Among the entries below, copy only the span from the line containing "Convert this chart to matplotlib code." through the line containing "from matplotlib.lines import Line2D". Do so exactly, and skip the pictures.
======== Exercise materials
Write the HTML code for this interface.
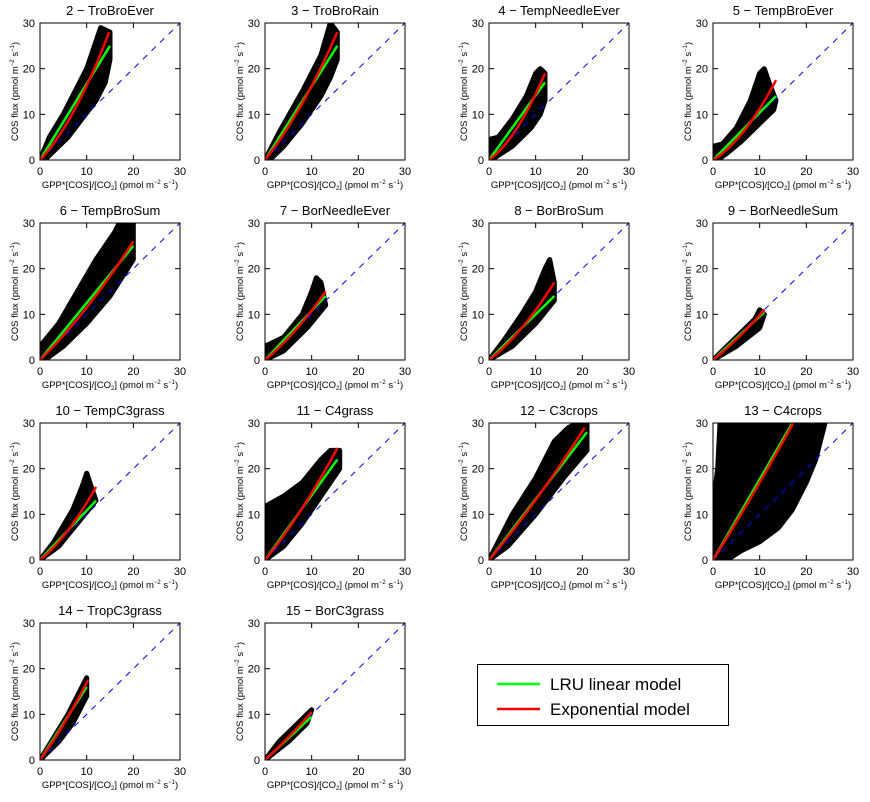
<!DOCTYPE html>
<html><head><meta charset="utf-8"><style>
body{margin:0;background:#fff;}
svg{display:block;font-family:"Liberation Sans",sans-serif;}
</style></head><body>
<svg id="fig" width="870" height="802" viewBox="0 0 870 802"></svg>
<script>
const titles=["2 − TroBroEver","3 − TroBroRain","4 − TempNeedleEver","5 − TempBroEver","6 − TempBroSum","7 − BorNeedleEver","8 − BorBroSum","9 − BorNeedleSum","10 − TempC3grass","11 − C4grass","12 − C3crops","13 − C4crops","14 − TropC3grass","15 − BorC3grass"];
const cloudX=[
[0,2,5,8,10,12,13,15,15,14,12,9,6,3,1],
[0,3,8,12,14,15.5,15.5,14,12,8,4,1],
[0,0,2,5,8,10,11,12,12,11,9,5,2,0.5],
[0,0,2,5,8,10,11,12,13.5,13,10,6,3,1],
[0,0,4,8,12,16,17,20,20,15,10,5,1],
[0,0,4,8,10,11,12,13,9,4],
[0,3,7,10,12,13,14,14,10,5],
[0,3,6,9,10,11,10,5],
[0,3,7,9,10,11,12,8,4],
[0,0,0.5,4,8,12,14,16,16,12,8,4],
[0,5,10,14,17,19,21,21,16,10,4],
[0,0,1,1.5,24,22,20,17,14,10,6,3],
[0,3,6,9,10,10,7,4],
[0,3,6,9,10,9,5]];
const cloudY=[
[0,5,10,16,20,26,29,28,22,17,13,9,5,2,0],
[0,6,15,23,30,28,22,18,14,8,3,0],
[0,4.5,5,9,14,19,20,19,13,10,7,3,1,0],
[0,3,3.5,7,13,19,20,17,13,11,8,4,1.5,0],
[0,3,8,15,22,28,30,30,22,14,8,3,0],
[0,3,5,10,15,18,17,12,7,2],
[0,4,10,15,20,22,17,13,8,3],
[0,3,6,9,11,10,7,3],
[0,4,11,16,19,16,13,8,3],
[0,10,12,14,17,22,24,24,20,14,8,3],
[0,10,18,26,29,30,30,24,18,10,3],
[0,12,20,30,30,22,17,11,7,4,2,0],
[0,5,10,16,18,14,8,4],
[0,4,7,10,11,8,4]];
const greenEndX=[15,15.5,12,13.5,20,13,14,11,12,15.5,21,17,10,10];
const greenEndY=[25,25,17,14,25,14,14,10.5,13,22,28,30,16,9.5];
const redEndX=[14.8,15.5,12,13.5,20,13,14,11,12,15.5,20.5,17.2,10.3,10];
const redEndY=[28,28,19,17.5,26,15,17,11,16,24.5,29,30,17.5,10.5];
const redMidY=[11,12,7,6.5,11.5,6.5,7,5,6.5,11,13.5,14.5,8,5];
const xTicks=[0,10,20,30], yTicks=[0,10,20,30];

const NS="http://www.w3.org/2000/svg";
const svg=document.getElementById('fig');
function mk(tag,attrs,parent){const e=document.createElementNS(NS,tag);for(const k in attrs)e.setAttribute(k,attrs[k]);(parent||svg).appendChild(e);return e;}
const colX=[40,265,489,713], rowY=[23,223,423,623], W=140, H=137;
titles.forEach((t,i)=>{
  const ox=colX[i%4], oy=rowY[Math.floor(i/4)];
  const sx=v=>ox+v/30*W, sy=v=>oy+H-v/30*H;
  const g=mk('g',{});
  
  
  const tt=mk('text',{x:ox+W/2,y:oy-8,'text-anchor':'middle','font-size':13},g);tt.textContent=t;
  
  const clip='c'+i;
  const cp=mk('clipPath',{id:clip},g);mk('rect',{x:ox,y:oy,width:W,height:H},cp);
  const pts=cloudX[i].map((x,j)=>sx(x).toFixed(1)+','+sy(cloudY[i][j]).toFixed(1)).join(' ');
  const cl=mk('polygon',{points:pts,fill:'#000',stroke:'#000','stroke-width':5,'stroke-linejoin':'round','clip-path':`url(#${clip})`},g);
  
  const dl=mk('line',{x1:sx(0),y1:sy(0),x2:sx(30),y2:sy(30),stroke:'#0000ff','stroke-width':1,'stroke-dasharray':'6,6'},g);
  
  const gl=mk('line',{x1:sx(0),y1:sy(0),x2:sx(greenEndX[i]),y2:sy(greenEndY[i]),stroke:'#00ff00','stroke-width':2.5,'clip-path':`url(#${clip})`},g);
  
  const xe=redEndX[i], ye=redEndY[i], ym=redMidY[i];
  const c=(ye-2*ym)*2/(xe*xe), b=(ye-c*xe*xe)/xe;
  let d='';for(let k=0;k<=30;k++){const x=xe*k/30;const y=b*x+c*x*x;d+=(k?'L':'M')+sx(x).toFixed(1)+','+sy(y).toFixed(1);}
  const rl=mk('path',{d:d,fill:'none',stroke:'#ff0000','stroke-width':2.5,'clip-path':`url(#${clip})`},g);
  
  const box=mk('rect',{x:ox,y:oy,width:W,height:H,fill:'none',stroke:'#000','stroke-width':1},g);
  
  xTicks.forEach(v=>{
    mk('line',{x1:sx(v),y1:oy+H,x2:sx(v),y2:oy+H-5,stroke:'#000'},g);
    mk('line',{x1:sx(v),y1:oy,x2:sx(v),y2:oy+5,stroke:'#000'},g);
    const tl=mk('text',{x:sx(v),y:oy+H+15,'text-anchor':'middle','font-size':11},g);tl.textContent=v;
    
  });
  yTicks.forEach(v=>{
    mk('line',{x1:ox,y1:sy(v),x2:ox+5,y2:sy(v),stroke:'#000'},g);
    mk('line',{x1:ox+W,y1:sy(v),x2:ox+W-5,y2:sy(v),stroke:'#000'},g);
    const tl=mk('text',{x:ox-5,y:sy(v)+4,'text-anchor':'end','font-size':11},g);tl.textContent=v;
    
  });
  const xt=mk('text',{x:ox+W/2,y:oy+H+28,'text-anchor':'middle','font-size':9.5},g);
  xt.innerHTML='GPP*[COS]/[CO<tspan font-size="6" dy="2">2</tspan><tspan dy="-2">] (pmol m</tspan><tspan font-size="6" dy="-4">−2</tspan><tspan dy="4"> s</tspan><tspan font-size="6" dy="-4">−1</tspan><tspan dy="4">)</tspan>';
  
  const yt=mk('text',{x:0,y:0,'text-anchor':'middle','font-size':9.5,transform:`translate(${ox-22},${oy+H/2}) rotate(-90)`},g);
  yt.innerHTML='COS flux (pmol m<tspan font-size="6" dy="-4">−2</tspan><tspan dy="4"> s</tspan><tspan font-size="6" dy="-4">−1</tspan><tspan dy="4">)</tspan>';
  
});
</script>
<svg style="position:absolute;left:0;top:0" width="870" height="802">
<g>
<rect x="477.5" y="664.5" width="251" height="61" fill="#fff" stroke="#000"/>
<line x1="497" y1="684" x2="540" y2="684" stroke="#00ff00" stroke-width="2.5"/>
<text x="550" y="690" font-family="Liberation Sans, sans-serif" font-size="17">LRU linear model</text>
<line x1="497" y1="709" x2="540" y2="709" stroke="#ff0000" stroke-width="2.5"/>
<text x="550" y="715" font-family="Liberation Sans, sans-serif" font-size="17">Exponential model</text>
</g>
</svg>
</body></html>
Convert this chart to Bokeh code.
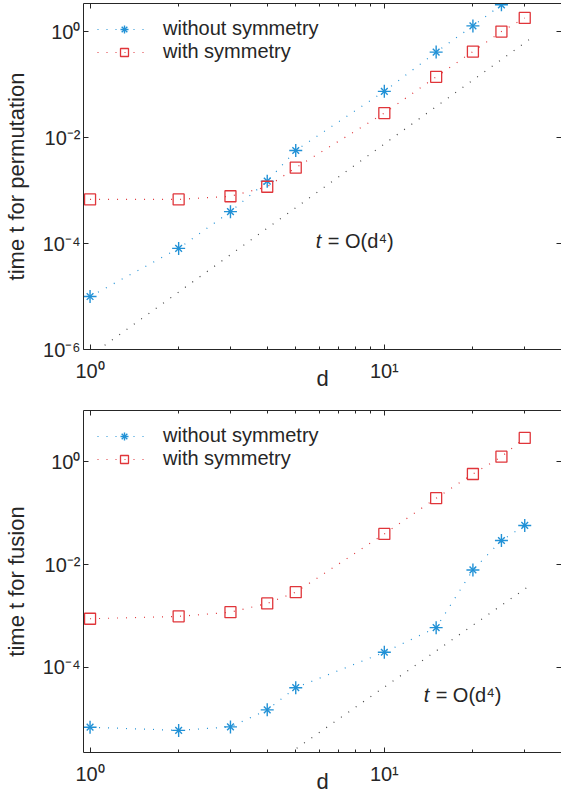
from bokeh.plotting import figure
from bokeh.models import (FixedTicker, CustomJSTickFormatter, Label, Legend, LogAxis, Range1d)
from bokeh.layouts import column
from bokeh.embed import file_html
from bokeh.resources import INLINE

# ---------------- data ----------------
d = [1, 2, 3, 4, 5, 10, 15, 20, 25, 30]
perm_without_d = [1, 2, 3, 4, 5, 10, 15, 20, 25]
perm_without = [1.0e-5, 8.1e-5, 4.0e-4, 1.5e-3, 5.7e-3, 0.0745, 0.41, 1.28, 3.2]
perm_with = [6.8e-4, 6.8e-4, 7.8e-4, 1.18e-3, 2.7e-3, 0.029, 0.14, 0.42, 1.0, 1.81]
fus_without = [6.8e-6, 5.9e-6, 6.9e-6, 1.48e-5, 4.0e-5, 1.96e-4, 5.9e-4, 7.85e-3, 0.0294, 0.0578]
fus_with = [8.8e-4, 9.8e-4, 1.18e-3, 1.75e-3, 2.9e-3, 0.0395, 0.196, 0.58, 1.26, 2.92]
ref_d = [1, 31]
perm_ref = [7.6e-7, 0.70]
fus_ref = [4.1e-9, 3.8e-3]

x_major = [1, 10]
x_minor = [2, 3, 4, 5, 6, 7, 8, 9, 20, 30, 40]
perm_yticks = [1e-6, 1e-4, 1e-2, 1]
fus_yticks = [1e-4, 1e-2, 1]

FONT = "Liberation Sans"
TXT = "#262626"
BLUE = "#2191d6"
RED = "#e0353a"
REFC = "#444444"

sup_js = """
const s = {'0':'\u2070','1':'\u00b9','2':'\u00b2','3':'\u00b3','4':'\u2074','5':'\u2075',
           '6':'\u2076','7':'\u2077','8':'\u2078','9':'\u2079','-':'\u207b'};
const e = Math.round(Math.log10(tick));
return '10' + String(e).split('').map(c => s[c]).join('');
"""


def style_axis(ax, ticker, labels=True):
    ax.ticker = ticker
    ax.axis_line_color = TXT
    ax.major_tick_line_color = TXT
    ax.minor_tick_line_color = TXT
    ax.major_tick_in = 5
    ax.major_tick_out = 0
    ax.minor_tick_in = 3
    ax.minor_tick_out = 0
    if labels:
        ax.formatter = CustomJSTickFormatter(code=sup_js)
        ax.major_label_text_font = FONT
        ax.major_label_text_font_size = "20px"
        ax.major_label_text_color = TXT
        ax.axis_label_text_font = FONT
        ax.axis_label_text_font_size = "22px"
        ax.axis_label_text_font_style = "normal"
        ax.axis_label_text_color = TXT
    else:
        ax.major_label_text_font_size = "0px"
        ax.major_label_standoff = 0
        ax.formatter = CustomJSTickFormatter(code="return '';")


def make_fig(height, top, bottom, yr, yticks, ylabel, xw, yw, ywith, yref, ann_x, ann_y):
    p = figure(width=561, height=height, x_axis_type="log", y_axis_type="log",
               x_range=Range1d(0.95, 40), y_range=Range1d(*yr),
               output_backend="svg", toolbar_location=None,
               min_border_left=76, min_border_right=0,
               min_border_top=top, min_border_bottom=bottom)
    p.outline_line_color = None
    p.xgrid.visible = False
    p.ygrid.visible = False

    style_axis(p.xaxis[0], FixedTicker(ticks=x_major, minor_ticks=x_minor))
    p.xaxis[0].axis_label = "d"
    p.xaxis[0].major_label_standoff = 10
    p.xaxis[0].axis_label_standoff = -19
    style_axis(p.yaxis[0], FixedTicker(ticks=yticks, minor_ticks=[]))
    p.yaxis[0].axis_label = ylabel
    p.yaxis[0].major_label_standoff = 3
    p.yaxis[0].axis_label_standoff = 11

    top_ax = LogAxis()
    style_axis(top_ax, FixedTicker(ticks=x_major, minor_ticks=x_minor), labels=False)
    p.add_layout(top_ax, "above")
    right_ax = LogAxis()
    style_axis(right_ax, FixedTicker(ticks=yticks, minor_ticks=[]), labels=False)
    right_ax.axis_line_color = None
    p.add_layout(right_ax, "right")

    p.line(ref_d, yref, line_color=REFC, line_dash="1 8", line_width=1.2)
    l1 = p.line(xw, yw, line_color=BLUE, line_dash="1 8", line_width=1.2)
    s1a = p.scatter(xw, yw, marker="cross", size=13, line_color=BLUE, line_width=1.4)
    s1b = p.scatter(xw, yw, marker="x", size=9.5, line_color=BLUE, line_width=1.4)
    l2 = p.line(d, ywith, line_color=RED, line_dash="1 8", line_width=1.2)
    s2 = p.scatter(d, ywith, marker="square", size=11, line_color=RED, fill_color=None, line_width=1.3)

    legend = Legend(items=[("without symmetry", [l1, s1a, s1b]), ("with symmetry", [l2, s2])],
                    location="top_left", border_line_color=None, background_fill_alpha=0,
                    label_text_font=FONT, label_text_font_size="20px", label_text_color=TXT,
                    glyph_width=54, label_standoff=12, padding=16, margin=14, spacing=0)
    p.add_layout(legend)

    p.add_layout(Label(x=ann_x, y=ann_y, text="t", text_font=FONT, text_font_size="20px",
                       text_font_style="italic", text_color=TXT, text_baseline="middle"))
    p.add_layout(Label(x=ann_x, y=ann_y, x_offset=12, text="= O(d\u2074)", text_font=FONT,
                       text_font_size="20px", text_color=TXT, text_baseline="middle"))
    return p


p1 = make_fig(397, 3, 48, (1e-6, 10 ** 0.53), perm_yticks, "time t for permutation",
              perm_without_d, perm_without, perm_with, perm_ref, 5.85, 1.1e-4)
p2 = make_fig(399, 13, 44, (10 ** -5.66, 10.0), fus_yticks, "time t for fusion",
              d, fus_without, fus_with, fus_ref, 13.6, 2.9e-5)

layout = column(p1, p2, spacing=0)
with open("out.html", "w", encoding="utf-8") as f:
    f.write(file_html(layout, INLINE))
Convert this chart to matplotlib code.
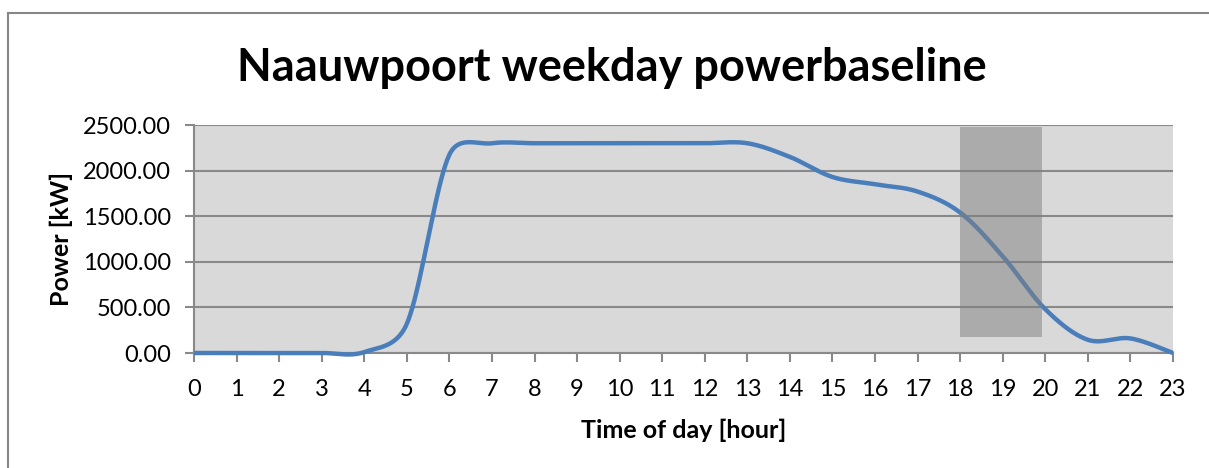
import numpy as np
import matplotlib
matplotlib.use("Agg")
import matplotlib.pyplot as plt
from matplotlib.patches import Rectangle
from matplotlib.lines import Line2D

# ---- data ----
hours = list(range(24))
power_kw = [0, 0, 0, 0, 10, 320, 2175, 2300, 2300, 2300, 2300, 2300, 2300,
            2300, 2150, 1930, 1850, 1770, 1540, 1060, 480, 145, 160, 0]
x_ticks = list(range(24))
y_ticks = [0, 500, 1000, 1500, 2000, 2500]
peak_start, peak_end = 18, 19.92
peak_low, peak_high = 170, 2480

title = "Naauwpoort weekday powerbaseline"
xlabel = "Time of day [hour]"
ylabel = "Power [kW]"

W, H = 1209, 468
AX_L, AX_R, AX_B, AX_T = 194, 1173, 353, 125


def excel_smooth(xs, ys, n=40):
    """Bezier smoothing similar to Excel's 'smoothed line'
    (Catmull-Rom control points, clamped to half the segment length)."""
    kx = (AX_R - AX_L) / 23.0
    ky = (AX_B - AX_T) / 2500.0
    P = np.column_stack([np.asarray(xs, float) * kx, np.asarray(ys, float) * ky])
    P = np.vstack([P[0], P, P[-1]])
    out = []
    t = np.linspace(0, 1, n, endpoint=False)[:, None]
    for i in range(1, len(P) - 2):
        p0, p1, p2, p3 = P[i - 1], P[i], P[i + 1], P[i + 2]
        d12 = np.linalg.norm(p2 - p1)
        v1 = (p2 - p0) / 6.0
        v2 = (p3 - p1) / 6.0
        n1, n2 = np.linalg.norm(v1), np.linalg.norm(v2)
        if n1 > d12 / 2:
            v1 = v1 * (d12 / 2) / n1
        if n2 > d12 / 2:
            v2 = v2 * (d12 / 2) / n2
        c1 = p1 + v1
        c2 = p2 - v2
        seg = ((1 - t) ** 3) * p1 + 3 * ((1 - t) ** 2) * t * c1 + 3 * (1 - t) * t**2 * c2 + t**3 * p2
        out.append(seg)
    out.append(P[-2][None, :])
    out = np.vstack(out)
    return out[:, 0] / kx, out[:, 1] / ky


plt.rcParams['font.family'] = ['Lato', 'DejaVu Sans']

fig = plt.figure(figsize=(W / 100, H / 100), dpi=100)
ax = fig.add_axes([AX_L / W, 1 - AX_B / H, (AX_R - AX_L) / W, (AX_B - AX_T) / H])

ax.set_facecolor('#D9D9D9')
ax.set_xlim(0, 23)
ax.set_ylim(0, 2500)
ax.set_xticks(x_ticks)
ax.set_xticklabels([str(v) for v in x_ticks])
ax.set_yticks(y_ticks)
ax.set_yticklabels([f"{v:.2f}" for v in y_ticks])
ax.grid(axis='y', color='#898989', linewidth=1.5, zorder=1)
ax.set_axisbelow(True)

sx, sy = excel_smooth(hours, power_kw)
ax.plot(sx, sy, color='#4A7EBB', linewidth=3.2, solid_capstyle='butt', zorder=3, clip_on=False)

ax.add_patch(Rectangle((peak_start, peak_low), peak_end - peak_start, peak_high - peak_low,
                       facecolor='#7F7F7F', alpha=0.5, edgecolor='none', zorder=4))

for s in ['top', 'right']:
    ax.spines[s].set_visible(False)
for s in ['left', 'bottom']:
    ax.spines[s].set_color('#898989')
    ax.spines[s].set_linewidth(1.5)

ax.tick_params(axis='both', direction='out', length=6.5, width=1.5, color='#898989',
               labelsize=17, labelcolor='black')
ax.tick_params(axis='x', pad=12)
ax.tick_params(axis='y', pad=10)

ax.set_xlabel(xlabel, fontsize=18, fontweight='bold', labelpad=14)
ax.set_ylabel(ylabel, fontsize=18, fontweight='bold', labelpad=7)

fig.text(612 / W, 1 - 68 / H, title, ha='center', va='center', fontsize=32.5, fontweight='bold')

# chart frame
fig.add_artist(Line2D([8 / W, 8 / W], [0, 1 - 13 / H], transform=fig.transFigure,
                      color='#868686', linewidth=1.5))
fig.add_artist(Line2D([8 / W, 1], [1 - 13 / H, 1 - 13 / H], transform=fig.transFigure,
                      color='#868686', linewidth=1.5))

fig.savefig('out.png', dpi=100, facecolor='white')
================
Task response:
Convert this chart to matplotlib code.
import numpy as np
import matplotlib
matplotlib.use("Agg")
import matplotlib.pyplot as plt
from matplotlib.patches import Rectangle
from matplotlib.lines import Line2D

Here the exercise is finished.